Slowing Economies Hint of Global Recession

THE threat of a world recession is mounting. The slump in the United States, which started last summer, has some months to go. Britain, Canada, Australia, and New Zealand are also in recession. Italy and France are headed in that direction.

The economies of Germany and Japan are slowing considerably.

"It is rather a serious development," says Geoffrey Moore, director of the Center for International Business Cycle Research at Columbia University.

"The economic outlook is not good," echoes J. Paul Horne, international economist for Smith Barney, Harris Upham & Co.

The US stock market appeared to agree Tuesday. The Dow Jones industrial average slid 62.13 points to 2,867.82, the worst point drop since Oct. 9, 1990.

The market, observers say, was reacting specifically to a report by International Business Machines Corporation that its earnings would be half of original estimates. Also, many investors were disenchanted by the rise in consumer prices in February. Overall, this inflation index edged up only a tiny 0.2 percent. But if food and energy prices are excluded, it rose 0.7 percent. Price jumps in postage, alcoholic beverages, and women's clothing were especially large.

Rimmer de Vries, international economist for Morgan Guaranty Trust Company, asks if investors are beginning to doubt that the US economy will recover before mid-year, as most economists predict.

"Maybe we are not coming out so fast," he says.

This gloom is not shared by all. "There will be no global recession," predicts Michael Gregory, an economist with the Royal Bank of Canada in Toronto. He's counting on continued economic growth in Germany and Japan and recovery this summer in the US and Canada to avert a worldwide slump.

In general, economists are expecting world output to grow more slowly this year than last. Looking at the democratic industrial countries, DRI/McGraw Hill now sees an average growth in production of goods and services amounting to 2 to 2.5 percent this year, down from 2.5 to 3 percent a few months ago. "For the US, it means we are not going to get as much assistance from exports as we expected," says Cynthia Latta, an economist at the Lexington, Mass., economic consulting firm.

The consensus of 50 economic forecasters in the US and several other countries, surveyed by Globescope, in Glen Carbon, Ill., predicts these average national growth rates this year: the US 0.0 percent; Canada 0.1 percent; Japan 3.6 percent; Germany 3 percent; France 2.2 percent; Italy 2 percent; Britain 0.0 percent; Spain 2.7 percent. Over the past half year, the predictions of these forecasters, made monthly, have been trending down.

No 'firepower' in economy

However, James Buhr, editor of Globescope, says his latest survey, only 20 percent complete, shows a slight upbeat in forecasts for the US economy.

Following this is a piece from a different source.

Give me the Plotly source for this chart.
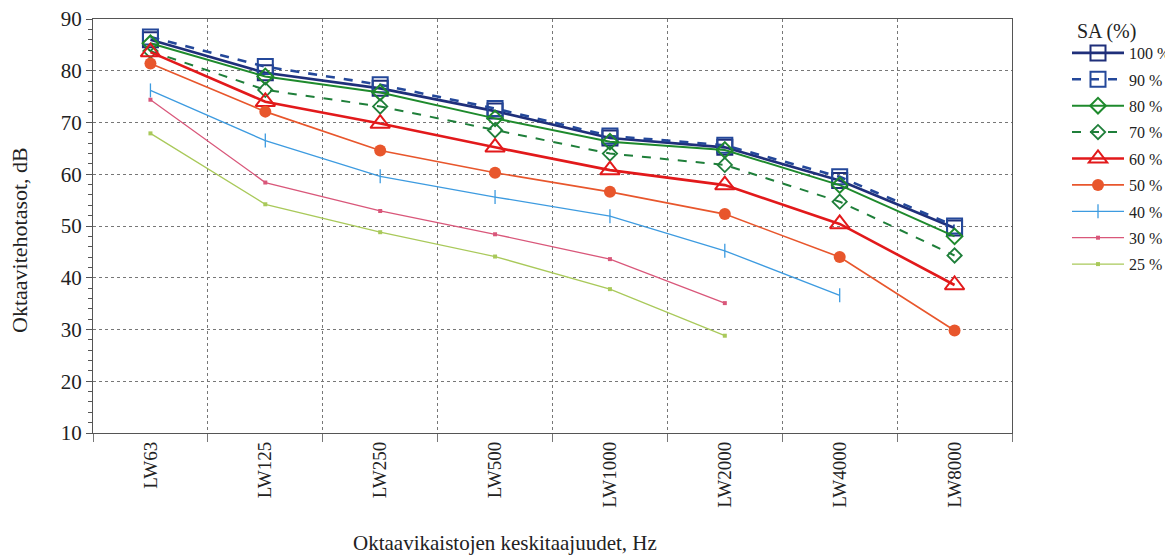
import plotly.graph_objects as go

categories = ["LW63", "LW125", "LW250", "LW500", "LW1000", "LW2000", "LW4000", "LW8000"]

sa100 = [86.0, 79.6, 76.6, 72.2, 67.0, 65.2, 58.8, 49.6]
sa90 = [86.5, 80.8, 77.3, 72.7, 67.4, 65.6, 59.5, 50.0]
sa80 = [85.3, 78.9, 75.8, 70.8, 66.3, 64.7, 57.9, 48.0]
sa70 = [83.8, 76.3, 73.1, 68.5, 64.0, 61.8, 54.7, 44.3]
sa60 = [83.6, 74.0, 69.8, 65.2, 60.8, 57.9, 50.4, 38.6]
sa50 = [81.4, 72.1, 64.6, 60.3, 56.6, 52.3, 44.0, 29.8]
sa40 = [76.2, 66.5, 59.6, 55.6, 51.9, 45.2, 36.6, None]
sa30 = [74.4, 58.4, 52.9, 48.4, 43.6, 35.1, None, None]
sa25 = [67.9, 54.2, 48.8, 44.1, 37.8, 28.8, None, None]

series_names = ["100 %", "90 %", "80 %", "70 %", "60 %", "50 %", "40 %", "30 %", "25 %"]
series_values = [sa100, sa90, sa80, sa70, sa60, sa50, sa40, sa30, sa25]

styles = [
    dict(color="#1f2f7a", width=2.6, dash="solid", symbol="square-open", size=15, mlw=2),
    dict(color="#24489a", width=2.6, dash="dash", symbol="square-open", size=15, mlw=2),
    dict(color="#1e8a2c", width=2.0, dash="solid", symbol="diamond-open", size=12, mlw=2),
    dict(color="#1f7f3a", width=2.0, dash="dash", symbol="diamond-open", size=11, mlw=1.8),
    dict(color="#e2191b", width=2.6, dash="solid", symbol="triangle-up-open", size=17, mlw=2),
    dict(color="#e8562c", width=1.6, dash="solid", symbol="circle", size=12, mlw=0),
    dict(color="#3d9be0", width=1.3, dash="solid", symbol="line-ns-open", size=10, mlw=1.3),
    dict(color="#d9577a", width=1.3, dash="solid", symbol="square", size=4, mlw=0),
    dict(color="#a9c95a", width=1.3, dash="solid", symbol="square", size=4, mlw=0),
]

fig = go.Figure()
for i, (name, vals, st) in enumerate(zip(series_names, series_values, styles)):
    fig.add_trace(go.Scatter(
        x=categories, y=vals, name=name, mode="lines+markers",
        legendgroup=f"g{i}",
        line=dict(color=st["color"], width=st["width"], dash=st["dash"]),
        marker=dict(symbol=st["symbol"], size=st["size"], color=st["color"],
                    line=dict(color=st["color"], width=st["mlw"])),
        connectgaps=False,
    ))

W, H = 1173, 558
pl, pr, pt, pb = 85, 1004, 11, 425  # plot area in figure pixels


def px2paper(x, y):
    return (x - pl) / (pr - pl), (pb - y) / (pb - pt)


serif = "Liberation Serif"
ann = []
for text, x, y, size, angle in [
    ("SA (%)", 1098, 23, 20, 0),
    ("Oktaavikaistojen keskitaajuudet, Hz", 497, 535, 21, 0),
    ("Oktaavitehotasot, dB", 12, 232, 22, -90),
]:
    ax, ay = px2paper(x, y)
    ann.append(dict(text=text, x=ax, y=ay, xref="paper", yref="paper",
                    xanchor="center", yanchor="middle", showarrow=False,
                    textangle=angle, font=dict(family=serif, size=size, color="#222")))

fig.update_layout(
    width=W, height=H,
    margin=dict(l=pl, r=W - pr, t=pt, b=H - pb, autoexpand=False),
    paper_bgcolor="white", plot_bgcolor="white",
    font=dict(family=serif, size=17, color="#222"),
    showlegend=True,
    legend=dict(
        xref="container", yref="container",
        x=1059 / W, y=1 - 28 / H, xanchor="left", yanchor="top",
        font=dict(family=serif, size=16, color="#222"),
        tracegroupgap=2.6, itemwidth=52,
        bgcolor="rgba(0,0,0,0)",
    ),
    annotations=ann,
)

fig.update_xaxes(
    type="category", range=[-0.5, 7.5], automargin=False,
    tickson="boundaries", ticks="outside", ticklen=8, tickcolor="#777",
    tickangle=-90, tickfont=dict(family=serif, size=19, color="#222"),
    ticklabeloverflow="allow",
    showgrid=True, gridcolor="#777", griddash="dot", gridwidth=1,
    showline=True, linecolor="#555", linewidth=1.2, mirror=True,
)
fig.update_yaxes(
    range=[10, 90], dtick=10, tick0=10, automargin=False,
    ticks="outside", ticklen=6, tickcolor="#555",
    tickfont=dict(family=serif, size=21, color="#222"),
    ticklabeloverflow="allow",
    showgrid=True, gridcolor="#777", griddash="dot", gridwidth=1,
    showline=True, linecolor="#555", linewidth=1.2, mirror=True,
    zeroline=False,
    minor=dict(dtick=2, ticks="outside", ticklen=4, tickcolor="#555", showgrid=False),
)

fig.write_html("out.html")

One favorable sign was a 16.4 percent jump in the seasonally adjusted annual rate of construction of new homes and apartments in February to 989,000, reported Tuesday by the Com- merce Department. The housing industry typically rebounds some three months to a year before the end of a recession.

Dr. Moore of Columbia University follows the statistics for 11 countries making up about half of world output. His composite leading index for these nations, designed to indicate where the economies of this group of countries will stand in around six months, has been declining at an annual rate of 2 percent. Only three of the 11 individual national leading indexes are currently rising.

Should recession spread among US trading partners now, Moore says, it could either slow down the US economic recovery or put it off a month or two.

Dr. de Vries maintains that rising state and local taxes, sticky inflation, modest inventory levels, and other factors will mean a "very slow recovery" in the US. "There is no real firepower in this economy," he says.

Drag on German growth

However, the Federal Reserve System has been adding more money to the economy. One measure of money known as M2 that includes currency, checking deposits, and some savings, grew at a high 8.9 percent annual rate in February. "That does not suggest a need for more loosening by the Fed," says Ms. Latta.

Abroad, the German government just raised taxes to pay for unification. "Financing the huge and growing transfers to eastern Germany is proving to be a greater drag on German growth than expected by the government or private economists," notes Mr. Horne. The Bundesbank, Germany's central bank, has maintained a tight monetary policy to curb inflation.

Japan's central bank also is sticking to monetary restraint for the same reason. As a result, growth is expected to be modest by Japanese standards.